_What to work on_
Under this line sits a listing. Repeat exactly and only its lines from the one holding "Give me the" through the one holding "Chart.register(...registerables);"; skip pictures.

_Records supplied_
*****

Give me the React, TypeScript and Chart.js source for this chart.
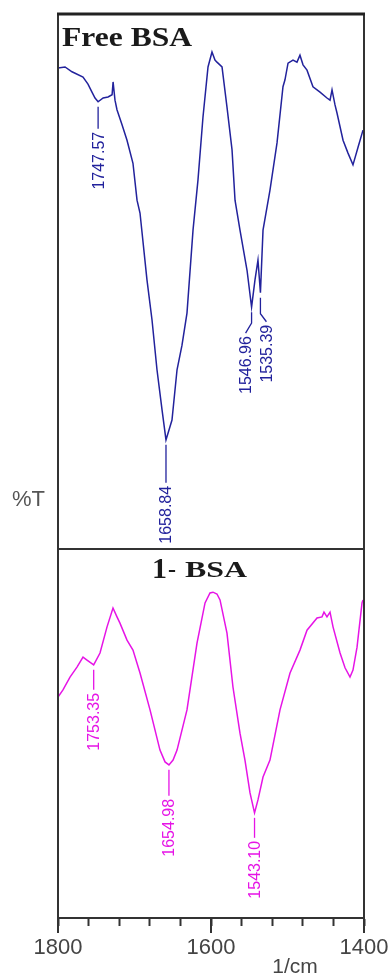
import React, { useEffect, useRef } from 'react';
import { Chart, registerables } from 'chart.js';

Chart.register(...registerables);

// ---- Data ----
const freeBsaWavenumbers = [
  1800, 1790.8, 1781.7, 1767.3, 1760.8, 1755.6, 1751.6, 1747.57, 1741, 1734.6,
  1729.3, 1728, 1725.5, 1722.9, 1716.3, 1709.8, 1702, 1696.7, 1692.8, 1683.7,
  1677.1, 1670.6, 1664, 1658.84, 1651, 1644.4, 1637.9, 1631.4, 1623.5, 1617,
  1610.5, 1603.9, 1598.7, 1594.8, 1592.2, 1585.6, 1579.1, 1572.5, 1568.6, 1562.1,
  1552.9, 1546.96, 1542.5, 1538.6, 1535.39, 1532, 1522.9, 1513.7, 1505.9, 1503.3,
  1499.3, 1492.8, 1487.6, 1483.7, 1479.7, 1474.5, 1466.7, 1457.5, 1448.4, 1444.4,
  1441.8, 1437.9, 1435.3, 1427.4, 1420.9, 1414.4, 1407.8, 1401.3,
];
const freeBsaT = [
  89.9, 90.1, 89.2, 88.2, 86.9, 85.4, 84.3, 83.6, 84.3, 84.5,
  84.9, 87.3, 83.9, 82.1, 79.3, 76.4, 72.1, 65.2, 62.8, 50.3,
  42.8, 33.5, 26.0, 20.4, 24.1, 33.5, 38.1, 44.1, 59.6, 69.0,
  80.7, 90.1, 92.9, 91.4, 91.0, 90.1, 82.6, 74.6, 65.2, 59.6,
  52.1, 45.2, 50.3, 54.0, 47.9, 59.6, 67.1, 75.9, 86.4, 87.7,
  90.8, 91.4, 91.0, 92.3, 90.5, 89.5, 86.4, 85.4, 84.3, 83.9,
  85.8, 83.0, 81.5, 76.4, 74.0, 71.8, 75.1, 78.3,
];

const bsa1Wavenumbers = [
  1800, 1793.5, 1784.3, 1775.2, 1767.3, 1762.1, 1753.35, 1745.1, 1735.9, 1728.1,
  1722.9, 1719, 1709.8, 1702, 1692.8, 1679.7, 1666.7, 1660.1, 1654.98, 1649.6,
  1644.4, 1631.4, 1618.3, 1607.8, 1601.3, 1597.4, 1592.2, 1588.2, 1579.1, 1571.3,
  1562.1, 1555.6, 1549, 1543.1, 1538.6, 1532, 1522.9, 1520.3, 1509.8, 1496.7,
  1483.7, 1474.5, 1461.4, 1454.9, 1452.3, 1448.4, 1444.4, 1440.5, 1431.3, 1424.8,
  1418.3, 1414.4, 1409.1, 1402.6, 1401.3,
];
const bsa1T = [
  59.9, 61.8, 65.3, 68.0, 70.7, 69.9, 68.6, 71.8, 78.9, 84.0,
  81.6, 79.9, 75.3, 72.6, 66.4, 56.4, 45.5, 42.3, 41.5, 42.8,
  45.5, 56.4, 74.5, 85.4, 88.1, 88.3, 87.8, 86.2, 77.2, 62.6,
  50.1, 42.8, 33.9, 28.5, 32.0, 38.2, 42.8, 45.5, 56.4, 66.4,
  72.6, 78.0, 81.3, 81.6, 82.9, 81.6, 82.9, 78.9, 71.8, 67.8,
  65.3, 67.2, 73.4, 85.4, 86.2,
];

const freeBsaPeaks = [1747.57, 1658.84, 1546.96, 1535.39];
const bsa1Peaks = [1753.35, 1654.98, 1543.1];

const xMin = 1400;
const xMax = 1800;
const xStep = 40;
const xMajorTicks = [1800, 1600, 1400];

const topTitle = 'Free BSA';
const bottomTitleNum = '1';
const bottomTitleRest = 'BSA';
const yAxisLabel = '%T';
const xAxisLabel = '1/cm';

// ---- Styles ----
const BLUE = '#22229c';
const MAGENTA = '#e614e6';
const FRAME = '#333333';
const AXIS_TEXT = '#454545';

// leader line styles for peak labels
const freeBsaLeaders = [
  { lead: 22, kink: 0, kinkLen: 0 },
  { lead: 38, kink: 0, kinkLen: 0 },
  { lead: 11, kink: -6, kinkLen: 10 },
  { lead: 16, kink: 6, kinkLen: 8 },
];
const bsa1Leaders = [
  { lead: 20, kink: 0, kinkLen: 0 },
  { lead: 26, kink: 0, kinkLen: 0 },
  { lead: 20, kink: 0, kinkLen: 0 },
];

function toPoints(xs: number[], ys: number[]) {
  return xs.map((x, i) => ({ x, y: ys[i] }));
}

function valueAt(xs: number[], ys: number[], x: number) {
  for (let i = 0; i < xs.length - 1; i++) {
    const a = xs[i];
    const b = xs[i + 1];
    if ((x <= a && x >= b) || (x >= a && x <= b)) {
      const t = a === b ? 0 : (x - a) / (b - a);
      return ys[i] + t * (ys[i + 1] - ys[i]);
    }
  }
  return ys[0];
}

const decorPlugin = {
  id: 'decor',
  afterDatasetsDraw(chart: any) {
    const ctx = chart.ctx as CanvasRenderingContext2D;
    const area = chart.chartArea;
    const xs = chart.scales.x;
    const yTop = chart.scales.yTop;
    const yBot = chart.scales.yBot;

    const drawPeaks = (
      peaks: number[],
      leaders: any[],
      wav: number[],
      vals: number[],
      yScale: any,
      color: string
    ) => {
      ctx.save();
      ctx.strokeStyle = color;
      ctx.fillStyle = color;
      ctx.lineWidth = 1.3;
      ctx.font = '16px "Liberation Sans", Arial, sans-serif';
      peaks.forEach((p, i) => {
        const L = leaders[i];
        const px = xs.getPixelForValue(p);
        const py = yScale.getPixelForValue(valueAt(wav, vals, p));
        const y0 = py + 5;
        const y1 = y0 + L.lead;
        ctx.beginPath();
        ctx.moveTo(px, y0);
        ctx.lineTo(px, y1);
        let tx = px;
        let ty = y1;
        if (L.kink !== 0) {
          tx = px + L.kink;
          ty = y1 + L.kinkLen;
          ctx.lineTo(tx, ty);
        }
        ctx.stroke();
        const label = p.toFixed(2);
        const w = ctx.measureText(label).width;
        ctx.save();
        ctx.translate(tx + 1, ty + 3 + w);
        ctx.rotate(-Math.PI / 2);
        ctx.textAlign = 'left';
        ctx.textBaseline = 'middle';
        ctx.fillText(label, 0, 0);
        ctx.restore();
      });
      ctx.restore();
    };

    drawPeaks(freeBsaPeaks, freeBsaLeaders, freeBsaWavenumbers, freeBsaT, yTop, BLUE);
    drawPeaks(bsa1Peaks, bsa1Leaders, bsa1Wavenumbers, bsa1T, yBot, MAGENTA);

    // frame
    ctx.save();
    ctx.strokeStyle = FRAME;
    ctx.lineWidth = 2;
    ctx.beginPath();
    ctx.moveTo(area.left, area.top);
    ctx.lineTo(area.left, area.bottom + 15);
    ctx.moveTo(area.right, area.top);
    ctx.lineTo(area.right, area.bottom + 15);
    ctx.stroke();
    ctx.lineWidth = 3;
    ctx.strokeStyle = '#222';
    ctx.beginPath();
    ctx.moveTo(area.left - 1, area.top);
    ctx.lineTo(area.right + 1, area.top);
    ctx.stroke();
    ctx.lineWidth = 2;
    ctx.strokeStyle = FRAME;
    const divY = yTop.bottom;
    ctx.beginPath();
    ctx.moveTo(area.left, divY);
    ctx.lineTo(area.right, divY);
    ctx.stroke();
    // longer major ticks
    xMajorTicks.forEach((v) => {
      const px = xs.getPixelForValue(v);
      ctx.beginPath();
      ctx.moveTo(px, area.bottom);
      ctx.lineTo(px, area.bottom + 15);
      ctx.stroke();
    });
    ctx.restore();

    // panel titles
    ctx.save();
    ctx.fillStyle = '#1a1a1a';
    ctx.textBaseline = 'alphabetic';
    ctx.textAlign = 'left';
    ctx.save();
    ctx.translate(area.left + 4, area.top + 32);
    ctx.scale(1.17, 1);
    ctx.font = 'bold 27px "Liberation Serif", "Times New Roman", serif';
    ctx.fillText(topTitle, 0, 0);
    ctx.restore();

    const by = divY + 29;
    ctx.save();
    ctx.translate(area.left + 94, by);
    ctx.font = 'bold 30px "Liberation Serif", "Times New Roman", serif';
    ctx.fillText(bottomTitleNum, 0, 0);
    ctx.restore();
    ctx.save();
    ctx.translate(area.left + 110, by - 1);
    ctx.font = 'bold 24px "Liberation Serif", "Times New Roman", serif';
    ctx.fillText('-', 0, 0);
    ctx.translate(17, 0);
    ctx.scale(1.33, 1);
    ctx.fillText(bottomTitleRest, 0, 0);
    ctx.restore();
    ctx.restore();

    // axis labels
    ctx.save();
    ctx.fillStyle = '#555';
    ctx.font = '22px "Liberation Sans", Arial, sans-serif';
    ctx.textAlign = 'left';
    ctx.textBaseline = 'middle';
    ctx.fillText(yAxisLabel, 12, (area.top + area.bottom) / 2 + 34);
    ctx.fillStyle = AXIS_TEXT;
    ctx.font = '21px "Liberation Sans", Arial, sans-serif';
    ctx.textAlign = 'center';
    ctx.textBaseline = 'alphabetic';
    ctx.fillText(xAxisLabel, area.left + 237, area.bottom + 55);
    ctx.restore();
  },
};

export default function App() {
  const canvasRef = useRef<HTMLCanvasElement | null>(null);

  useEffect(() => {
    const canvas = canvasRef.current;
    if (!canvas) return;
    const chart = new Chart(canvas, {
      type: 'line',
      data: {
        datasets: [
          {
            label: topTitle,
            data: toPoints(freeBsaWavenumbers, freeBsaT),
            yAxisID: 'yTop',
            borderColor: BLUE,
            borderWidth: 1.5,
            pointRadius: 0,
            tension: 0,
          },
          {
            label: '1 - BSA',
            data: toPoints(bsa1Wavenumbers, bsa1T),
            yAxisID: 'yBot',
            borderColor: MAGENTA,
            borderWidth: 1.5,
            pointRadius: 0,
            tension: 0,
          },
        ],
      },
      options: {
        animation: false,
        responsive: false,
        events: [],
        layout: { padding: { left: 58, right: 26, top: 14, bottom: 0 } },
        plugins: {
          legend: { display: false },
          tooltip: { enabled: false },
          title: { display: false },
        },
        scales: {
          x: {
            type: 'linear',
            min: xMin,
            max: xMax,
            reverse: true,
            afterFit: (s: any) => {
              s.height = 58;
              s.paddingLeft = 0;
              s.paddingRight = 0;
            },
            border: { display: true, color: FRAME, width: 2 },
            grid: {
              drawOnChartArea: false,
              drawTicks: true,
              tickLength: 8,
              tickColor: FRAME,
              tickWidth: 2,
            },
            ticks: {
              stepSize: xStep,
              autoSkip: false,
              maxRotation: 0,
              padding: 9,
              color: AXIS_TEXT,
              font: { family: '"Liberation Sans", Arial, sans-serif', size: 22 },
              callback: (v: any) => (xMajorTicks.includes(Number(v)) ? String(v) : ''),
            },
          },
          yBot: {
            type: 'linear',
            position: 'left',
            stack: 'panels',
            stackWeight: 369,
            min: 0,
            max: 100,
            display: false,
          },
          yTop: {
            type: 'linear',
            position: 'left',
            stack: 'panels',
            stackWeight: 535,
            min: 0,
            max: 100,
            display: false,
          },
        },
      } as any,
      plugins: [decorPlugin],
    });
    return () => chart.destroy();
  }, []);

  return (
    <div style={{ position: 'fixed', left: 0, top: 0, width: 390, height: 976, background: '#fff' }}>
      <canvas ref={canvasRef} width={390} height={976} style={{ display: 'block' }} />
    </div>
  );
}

*****

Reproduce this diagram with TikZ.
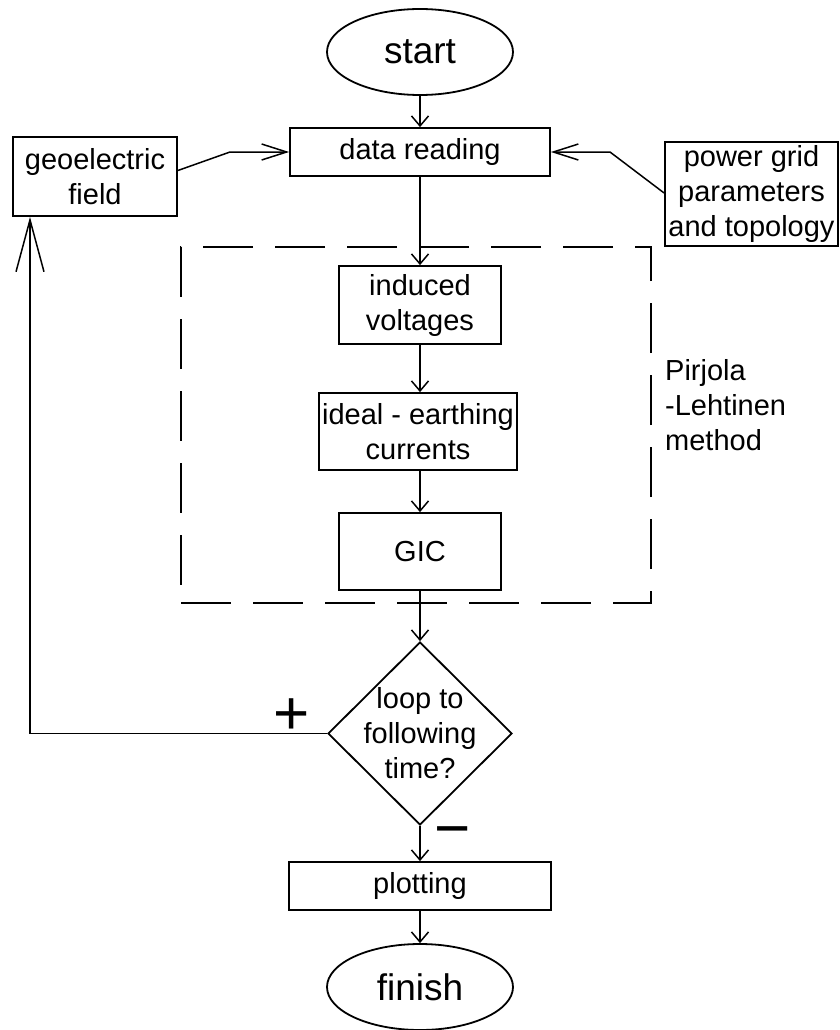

*****

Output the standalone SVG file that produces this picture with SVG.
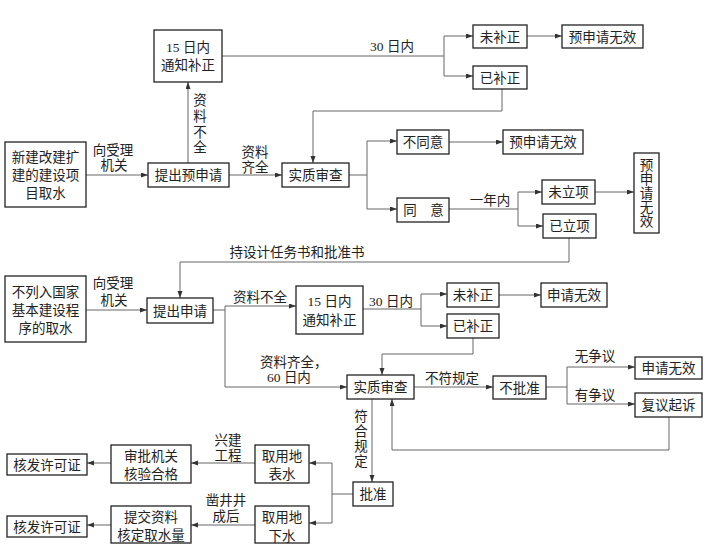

*****

_Correct output_
Give me the React, TypeScript and Chart.js source for this chart.
import React, { useEffect, useRef } from 'react';
import { Chart, registerables } from 'chart.js';

Chart.register(...registerables);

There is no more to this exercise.